Sure on the surface he is shooting, exploding, and stabbing Nazis, but in the quieter moments Blazkowicz contemplates his own mortality, his worries, his history and his sadness. While the overall plot of the game is to take the war to the Nazis that now control the United States of America, there is the sub plot of Blazcowicz’ own turmoil, and it is presented very well. It comes across as an honest portrayal of a man who has been to hell and back again several times over, and it can cut a bit deep at times.
That makes it sound like that Wolfenstein II: The New Colossus is all doom and gloom, but MachineGames know how to put together a narrative. To counter some of the darker moments in the game there are moments of absurd comedy which can make you laugh. These moments help to show the bond between Blazcowicz and his crew, making the lowest ebbs stand out a lot more. The supporting characters are well portrayed and wandering around home base to see them getting on with their own tasks brings a humanity to the them that the Nazis lack.
Yet Wolfenstein II: The New Colossus goes to great lengths to show that the Nazis aren’t monsters from a fairytale, but men and women who have embraced humanity’s worst traits. You’ll go through levels where Nazi soldiers will talk about their own families. adventures or films they’ve seen. A couple may also come across as almost likeable until they mention something abhorrent like the murder of millions as something to be proud of. It’s those beliefs that lead Blazcowicz to dish out his own form of justice.
There’s a number of ways to take on the Nazis, though fans of stealth may be a bit disappointed as that approach is very hard to accomplish with some of the level designs. Instead you’re encouraged to go in all guns blazing.

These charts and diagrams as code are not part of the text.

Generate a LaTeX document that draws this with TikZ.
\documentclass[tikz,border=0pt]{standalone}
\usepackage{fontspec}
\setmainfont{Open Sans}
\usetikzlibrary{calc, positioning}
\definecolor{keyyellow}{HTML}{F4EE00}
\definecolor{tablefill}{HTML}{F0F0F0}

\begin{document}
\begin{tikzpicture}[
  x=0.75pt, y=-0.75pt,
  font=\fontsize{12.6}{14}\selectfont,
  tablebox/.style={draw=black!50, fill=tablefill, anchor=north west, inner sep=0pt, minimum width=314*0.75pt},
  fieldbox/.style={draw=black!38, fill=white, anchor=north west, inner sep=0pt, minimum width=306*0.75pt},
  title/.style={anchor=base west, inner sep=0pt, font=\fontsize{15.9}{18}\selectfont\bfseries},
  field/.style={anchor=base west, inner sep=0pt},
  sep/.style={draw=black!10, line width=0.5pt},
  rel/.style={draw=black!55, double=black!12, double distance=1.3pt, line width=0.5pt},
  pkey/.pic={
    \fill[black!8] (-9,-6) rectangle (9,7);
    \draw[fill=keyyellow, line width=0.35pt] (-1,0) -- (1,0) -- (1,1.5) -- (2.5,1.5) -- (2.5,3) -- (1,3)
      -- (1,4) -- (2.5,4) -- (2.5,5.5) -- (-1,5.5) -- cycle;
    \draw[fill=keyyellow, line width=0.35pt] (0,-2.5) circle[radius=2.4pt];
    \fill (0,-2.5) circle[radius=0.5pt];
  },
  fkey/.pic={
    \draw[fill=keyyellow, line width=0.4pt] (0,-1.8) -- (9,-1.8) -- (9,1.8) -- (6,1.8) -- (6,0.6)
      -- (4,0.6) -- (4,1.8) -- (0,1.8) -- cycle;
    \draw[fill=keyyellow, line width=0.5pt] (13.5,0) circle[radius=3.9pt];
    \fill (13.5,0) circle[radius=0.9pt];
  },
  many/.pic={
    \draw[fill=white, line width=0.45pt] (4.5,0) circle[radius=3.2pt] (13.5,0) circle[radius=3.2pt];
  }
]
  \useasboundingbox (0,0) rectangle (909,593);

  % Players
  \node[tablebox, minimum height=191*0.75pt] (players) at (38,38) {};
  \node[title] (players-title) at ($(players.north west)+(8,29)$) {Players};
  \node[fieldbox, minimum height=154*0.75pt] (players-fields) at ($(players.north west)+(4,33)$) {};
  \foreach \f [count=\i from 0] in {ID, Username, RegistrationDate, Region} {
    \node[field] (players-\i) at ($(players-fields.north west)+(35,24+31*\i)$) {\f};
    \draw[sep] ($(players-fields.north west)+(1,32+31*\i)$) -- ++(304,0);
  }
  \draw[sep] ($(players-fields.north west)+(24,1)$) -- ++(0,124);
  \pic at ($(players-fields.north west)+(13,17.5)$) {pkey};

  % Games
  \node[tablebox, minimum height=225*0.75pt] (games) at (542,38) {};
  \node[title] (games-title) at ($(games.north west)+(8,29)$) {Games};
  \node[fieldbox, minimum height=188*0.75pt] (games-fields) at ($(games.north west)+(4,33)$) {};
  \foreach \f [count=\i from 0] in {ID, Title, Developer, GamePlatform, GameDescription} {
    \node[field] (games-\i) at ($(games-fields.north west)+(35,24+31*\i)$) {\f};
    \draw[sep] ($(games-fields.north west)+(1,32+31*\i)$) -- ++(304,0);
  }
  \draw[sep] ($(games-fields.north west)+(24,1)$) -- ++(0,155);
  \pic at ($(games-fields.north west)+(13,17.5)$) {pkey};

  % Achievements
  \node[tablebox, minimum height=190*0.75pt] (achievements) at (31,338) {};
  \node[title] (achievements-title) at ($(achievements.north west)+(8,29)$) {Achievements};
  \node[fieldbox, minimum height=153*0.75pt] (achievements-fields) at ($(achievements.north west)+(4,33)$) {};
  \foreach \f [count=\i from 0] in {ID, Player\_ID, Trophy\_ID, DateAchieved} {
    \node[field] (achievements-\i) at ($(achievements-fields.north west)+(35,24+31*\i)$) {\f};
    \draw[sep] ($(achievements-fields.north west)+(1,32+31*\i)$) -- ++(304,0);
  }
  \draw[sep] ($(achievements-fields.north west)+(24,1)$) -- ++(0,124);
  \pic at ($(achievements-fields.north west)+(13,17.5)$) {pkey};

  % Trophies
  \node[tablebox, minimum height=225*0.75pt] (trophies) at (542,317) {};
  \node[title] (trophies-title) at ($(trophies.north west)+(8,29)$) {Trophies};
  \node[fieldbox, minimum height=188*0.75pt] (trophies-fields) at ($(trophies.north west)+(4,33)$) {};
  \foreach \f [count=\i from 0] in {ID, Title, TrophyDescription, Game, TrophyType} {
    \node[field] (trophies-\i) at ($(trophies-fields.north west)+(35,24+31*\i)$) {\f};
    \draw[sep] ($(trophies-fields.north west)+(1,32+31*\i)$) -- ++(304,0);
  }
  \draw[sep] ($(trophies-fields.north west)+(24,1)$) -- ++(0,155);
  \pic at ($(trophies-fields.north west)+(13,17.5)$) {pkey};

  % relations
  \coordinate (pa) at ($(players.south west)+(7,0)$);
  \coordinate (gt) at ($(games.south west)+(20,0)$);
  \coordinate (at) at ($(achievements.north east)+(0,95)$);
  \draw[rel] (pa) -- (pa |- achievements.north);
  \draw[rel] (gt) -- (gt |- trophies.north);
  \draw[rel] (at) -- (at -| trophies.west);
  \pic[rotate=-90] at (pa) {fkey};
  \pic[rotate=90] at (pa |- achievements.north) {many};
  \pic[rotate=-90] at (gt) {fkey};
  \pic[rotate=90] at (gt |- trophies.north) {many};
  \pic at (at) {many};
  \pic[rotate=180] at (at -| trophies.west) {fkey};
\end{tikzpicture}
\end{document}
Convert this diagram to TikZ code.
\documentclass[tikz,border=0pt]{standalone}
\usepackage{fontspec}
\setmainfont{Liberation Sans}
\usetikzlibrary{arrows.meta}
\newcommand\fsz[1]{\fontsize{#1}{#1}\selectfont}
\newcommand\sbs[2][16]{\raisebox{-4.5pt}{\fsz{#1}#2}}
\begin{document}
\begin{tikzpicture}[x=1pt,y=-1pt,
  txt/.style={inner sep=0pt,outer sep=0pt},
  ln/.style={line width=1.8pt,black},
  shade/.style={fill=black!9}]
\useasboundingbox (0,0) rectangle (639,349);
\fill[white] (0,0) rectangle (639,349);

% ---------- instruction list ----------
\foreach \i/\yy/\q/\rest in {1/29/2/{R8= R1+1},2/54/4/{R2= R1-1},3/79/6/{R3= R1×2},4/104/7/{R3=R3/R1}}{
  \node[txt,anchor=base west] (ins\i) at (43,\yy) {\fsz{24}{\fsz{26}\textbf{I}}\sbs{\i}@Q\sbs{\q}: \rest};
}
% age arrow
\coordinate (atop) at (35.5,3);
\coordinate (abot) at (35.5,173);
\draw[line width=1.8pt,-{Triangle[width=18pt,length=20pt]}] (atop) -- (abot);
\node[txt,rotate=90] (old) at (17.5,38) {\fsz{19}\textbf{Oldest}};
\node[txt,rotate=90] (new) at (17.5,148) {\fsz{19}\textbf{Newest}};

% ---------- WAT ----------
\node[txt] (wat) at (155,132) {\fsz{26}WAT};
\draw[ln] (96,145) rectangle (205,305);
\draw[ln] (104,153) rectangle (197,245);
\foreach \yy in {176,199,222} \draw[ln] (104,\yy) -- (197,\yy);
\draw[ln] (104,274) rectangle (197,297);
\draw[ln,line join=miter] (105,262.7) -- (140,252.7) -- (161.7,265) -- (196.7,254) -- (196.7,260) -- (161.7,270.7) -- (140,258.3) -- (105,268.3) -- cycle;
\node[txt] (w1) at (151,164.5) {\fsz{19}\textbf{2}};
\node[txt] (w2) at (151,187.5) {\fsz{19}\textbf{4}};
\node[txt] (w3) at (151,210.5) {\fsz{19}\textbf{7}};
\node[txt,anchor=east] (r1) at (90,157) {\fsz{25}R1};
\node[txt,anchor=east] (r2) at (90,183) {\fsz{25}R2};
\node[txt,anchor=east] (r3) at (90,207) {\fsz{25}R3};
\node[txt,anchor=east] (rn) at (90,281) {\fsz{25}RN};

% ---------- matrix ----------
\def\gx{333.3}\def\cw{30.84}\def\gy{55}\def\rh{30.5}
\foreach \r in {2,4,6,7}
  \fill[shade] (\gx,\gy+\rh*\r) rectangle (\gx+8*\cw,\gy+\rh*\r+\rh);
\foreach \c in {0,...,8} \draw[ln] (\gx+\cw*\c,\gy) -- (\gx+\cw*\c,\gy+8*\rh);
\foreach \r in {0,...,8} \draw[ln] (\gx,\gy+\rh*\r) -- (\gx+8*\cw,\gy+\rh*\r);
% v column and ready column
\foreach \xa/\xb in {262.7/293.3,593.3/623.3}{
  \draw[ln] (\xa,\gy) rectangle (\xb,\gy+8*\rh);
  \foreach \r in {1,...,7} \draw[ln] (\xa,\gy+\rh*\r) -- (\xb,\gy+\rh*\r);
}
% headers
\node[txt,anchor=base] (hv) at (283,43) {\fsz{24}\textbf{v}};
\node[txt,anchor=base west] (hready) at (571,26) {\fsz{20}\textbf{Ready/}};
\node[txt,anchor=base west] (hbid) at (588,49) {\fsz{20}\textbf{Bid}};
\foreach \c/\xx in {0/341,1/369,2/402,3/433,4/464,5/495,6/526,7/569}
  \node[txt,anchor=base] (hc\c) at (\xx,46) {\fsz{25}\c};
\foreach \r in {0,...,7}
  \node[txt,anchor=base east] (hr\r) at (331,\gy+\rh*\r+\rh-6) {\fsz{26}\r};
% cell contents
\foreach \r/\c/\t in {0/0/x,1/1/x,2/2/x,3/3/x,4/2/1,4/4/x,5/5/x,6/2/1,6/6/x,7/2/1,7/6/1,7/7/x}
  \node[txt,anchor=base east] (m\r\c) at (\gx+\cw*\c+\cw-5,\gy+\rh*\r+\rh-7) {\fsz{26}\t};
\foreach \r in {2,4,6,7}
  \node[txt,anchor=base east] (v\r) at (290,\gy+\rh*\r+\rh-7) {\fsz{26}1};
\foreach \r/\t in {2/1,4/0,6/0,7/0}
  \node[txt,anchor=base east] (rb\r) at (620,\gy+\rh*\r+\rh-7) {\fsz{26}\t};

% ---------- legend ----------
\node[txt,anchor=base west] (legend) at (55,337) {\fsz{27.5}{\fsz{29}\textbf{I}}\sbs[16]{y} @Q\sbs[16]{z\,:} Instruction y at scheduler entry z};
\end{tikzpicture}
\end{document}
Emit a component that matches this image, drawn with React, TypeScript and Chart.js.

You’ll have traditional weapons like a machine gun, shotgun, pistol, and a hatchet for brutal melee attacks, but you also gain access to more sci-fi style weapons that can turn enemies to ash in an instant. Then there’s the option to mix and match dual wielding weapon combos to really take it to the Nazis.
The weapons can be upgraded to deal more damage or hold more ammo, but in terms of feel they do come across as quite light. You’ll see the bloody result of a shotgun blast, but you don’t get that hefty feedback you’d expect from it. Even with the arsenal of weapons at your disposal, you’re going to have a tough time even on regular difficulty mode.
Wolfenstein II does not pull punches when it comes to difficulty. You will die a lot as enemies swarm from various positions and try to overwhelm you. There are even a couple of areas with lots of Nazis and minimal cover which means you need to be constantly moving to avoid the barrage of bullets. It’s in these moments that you need to think about your approach, learn the areas you’re in and utilise it for taking on the Nazis – killing the officers that can call in endless reinforcements should be high on your priority list. The AI isn’t dumb and while some enemies will charge at you, many will remain in cover and change positions to get a shot at you. You can’t rely on them to come to you and have to go on the front foot.
There’s a few stand out moments throughout the game, such as one particular mission set in the transformed city that New Orleans has become. The environments switch between areas where the KKK and Nazis are strongly supported to areas where Nazis have rounded up those they see as undesirable, as well as places outright destroyed which show a little inspiration from the Fallout and Metro series of games. One issue I did come across was that some of the paths open to you were a little hard to make out at times, leading to moments of running about looking for an opening to progress.
Outside of the story missions you will eventually unlock the side quest of hunting down elite Nazi commanders in different districts, but you’ll need Enigma codes for that. Enigma codes can be collected from commanders in the main missions, and these can then be used on the Enigma machine at base with a small mini-game to beat. Once their locations are revealed, you can go and take out the the commander as well as collect items you may have missed in the area during a story mission.
On top of the gameplay and visual spectacle on offer, Wolfenstein II: The New Colossus has a really good soundtrack to accompany the action. The aural experience ranges from intense beats that elevate the action to more chilled out backings that are partnered with some of the more lighthearted moments within the game.
Wolfenstein II: The New Colossus is a great follow up to The New Order, though it isn’t necessarily that much better. The gameplay presents a solid first person shooter while the narrative gives us a protagonist who bears scars of battle outside and in. There are some issues when it comes to how difficult the game can get at times, but fans of first person shooters and compact single player titles should definitely give Wolfenstein II: The New Colossus a shot.